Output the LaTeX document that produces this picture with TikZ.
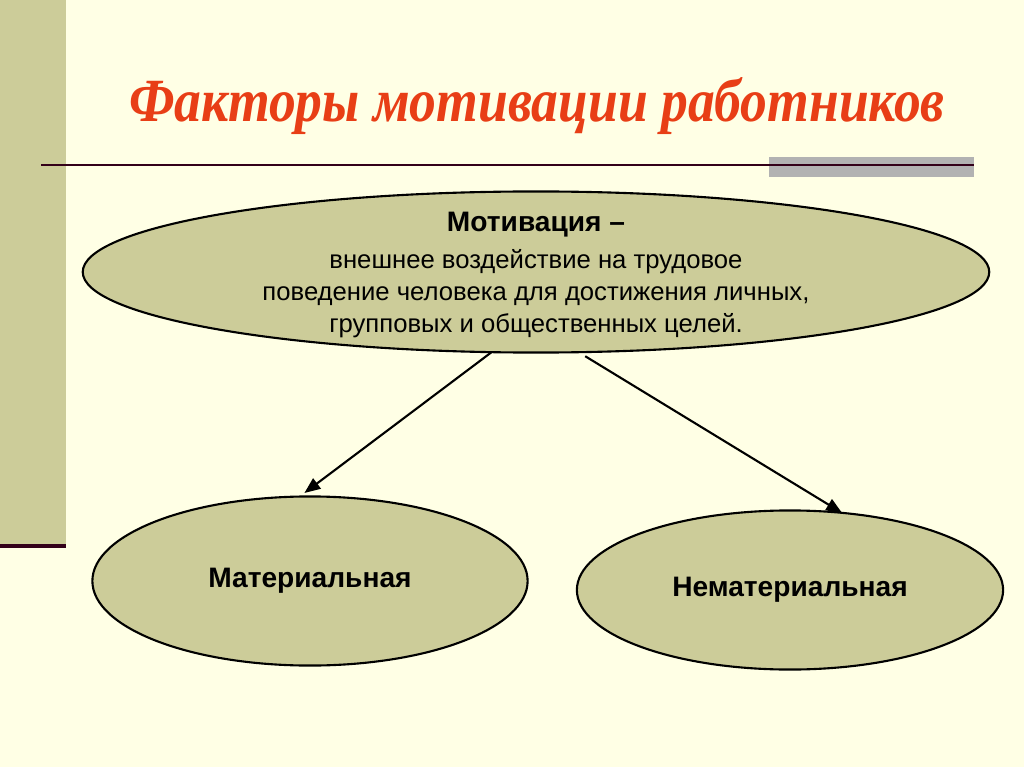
\documentclass[tikz,border=0pt]{standalone}
\usepackage{fontspec}
\setmainfont{Liberation Sans}
\newfontfamily\titlefont{Liberation Serif}
\usetikzlibrary{shapes.geometric,arrows.meta}
\definecolor{slidebg}{RGB}{255,255,229}
\definecolor{khaki}{RGB}{204,204,153}
\definecolor{maroon}{RGB}{51,0,25}
\definecolor{titlered}{RGB}{232,62,22}
\definecolor{bargray}{RGB}{178,178,178}
\tikzset{
  oval/.style={ellipse, draw=black, fill=khaki, line width=0.6pt, inner sep=0pt, outer sep=0pt},
  arrowline/.style={-{Triangle[length=4.5pt,width=3.6pt]}, line width=0.6pt}
}
\begin{document}
\begin{tikzpicture}[x=0.01cm,y=-0.01cm]
            % slide background and decoration
            \fill[slidebg] (0,0) rectangle (1024,767);
            \useasboundingbox (0,0) rectangle (1024,767);
            \fill[khaki] (0,0) rectangle (66,545);
            \draw[maroon,line width=1.1pt] (0,546) -- (66,546);
            \fill[bargray] (769,157) rectangle (974,177);
            \draw[maroon,line width=0.7pt] (41,165) -- (974,165);

            \node[titlered, inner sep=0pt] (title) at (537,106) {\resizebox*{8.15cm}{0.57cm}{\titlefont\bfseries\itshape\fontsize{20}{24}\selectfont Факторы мотивации работников}};

            \node[oval, minimum width=9.06cm, minimum height=1.61cm] (mot) at (536,272) {};
            \node[align=center, font=\fontsize{7.3}{9.1}\selectfont] (def) at (536,275) {{\bfseries\fontsize{8}{9.1}\selectfont Мотивация --}\\[1.2pt]
внешнее воздействие на трудовое\\поведение человека для достижения личных,\\групповых и общественных целей.};

            \node[oval, minimum width=4.35cm, minimum height=1.69cm] (mat) at (310,581) {};
            \node[font=\bfseries\fontsize{8}{9.6}\selectfont] at (mat) {Материальная};
            \node[oval, minimum width=4.26cm, minimum height=1.59cm] (nemat) at (790,590) {};
            \node[font=\bfseries\fontsize{8}{9.6}\selectfont] at (nemat) {Нематериальная};

            \draw[arrowline, shorten >=1.7pt] (mot.241.6) -- (mat.97.4);
            \draw[arrowline, shorten <=2.2pt] (mot.298.9) -- (nemat.56.3);
\end{tikzpicture}
\end{document}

++++

▶ _Your goal_:
Omit every picture while copying the listing above exactly.

▶ _Exercise answer_:
Output the LaTeX document that produces this picture with TikZ.
\documentclass[tikz,border=0pt]{standalone}
\usepackage{fontspec}
\setmainfont{Liberation Sans}
\newfontfamily\titlefont{Liberation Serif}
\usetikzlibrary{shapes.geometric,arrows.meta}
\definecolor{slidebg}{RGB}{255,255,229}
\definecolor{khaki}{RGB}{204,204,153}
\definecolor{maroon}{RGB}{51,0,25}
\definecolor{titlered}{RGB}{232,62,22}
\definecolor{bargray}{RGB}{178,178,178}
\tikzset{
  oval/.style={ellipse, draw=black, fill=khaki, line width=0.6pt, inner sep=0pt, outer sep=0pt},
  arrowline/.style={-{Triangle[length=4.5pt,width=3.6pt]}, line width=0.6pt}
}
\begin{document}
\begin{tikzpicture}[x=0.01cm,y=-0.01cm]
            % slide background and decoration
            \fill[slidebg] (0,0) rectangle (1024,767);
            \useasboundingbox (0,0) rectangle (1024,767);
            \fill[khaki] (0,0) rectangle (66,545);
            \draw[maroon,line width=1.1pt] (0,546) -- (66,546);
            \fill[bargray] (769,157) rectangle (974,177);
            \draw[maroon,line width=0.7pt] (41,165) -- (974,165);

            \node[titlered, inner sep=0pt] (title) at (537,106) {\resizebox*{8.15cm}{0.57cm}{\titlefont\bfseries\itshape\fontsize{20}{24}\selectfont Факторы мотивации работников}};

            \node[oval, minimum width=9.06cm, minimum height=1.61cm] (mot) at (536,272) {};
            \node[align=center, font=\fontsize{7.3}{9.1}\selectfont] (def) at (536,275) {{\bfseries\fontsize{8}{9.1}\selectfont Мотивация --}\\[1.2pt]
внешнее воздействие на трудовое\\поведение человека для достижения личных,\\групповых и общественных целей.};

            \node[oval, minimum width=4.35cm, minimum height=1.69cm] (mat) at (310,581) {};
            \node[font=\bfseries\fontsize{8}{9.6}\selectfont] at (mat) {Материальная};
            \node[oval, minimum width=4.26cm, minimum height=1.59cm] (nemat) at (790,590) {};
            \node[font=\bfseries\fontsize{8}{9.6}\selectfont] at (nemat) {Нематериальная};

            \draw[arrowline, shorten >=1.7pt] (mot.241.6) -- (mat.97.4);
            \draw[arrowline, shorten <=2.2pt] (mot.298.9) -- (nemat.56.3);
\end{tikzpicture}
\end{document}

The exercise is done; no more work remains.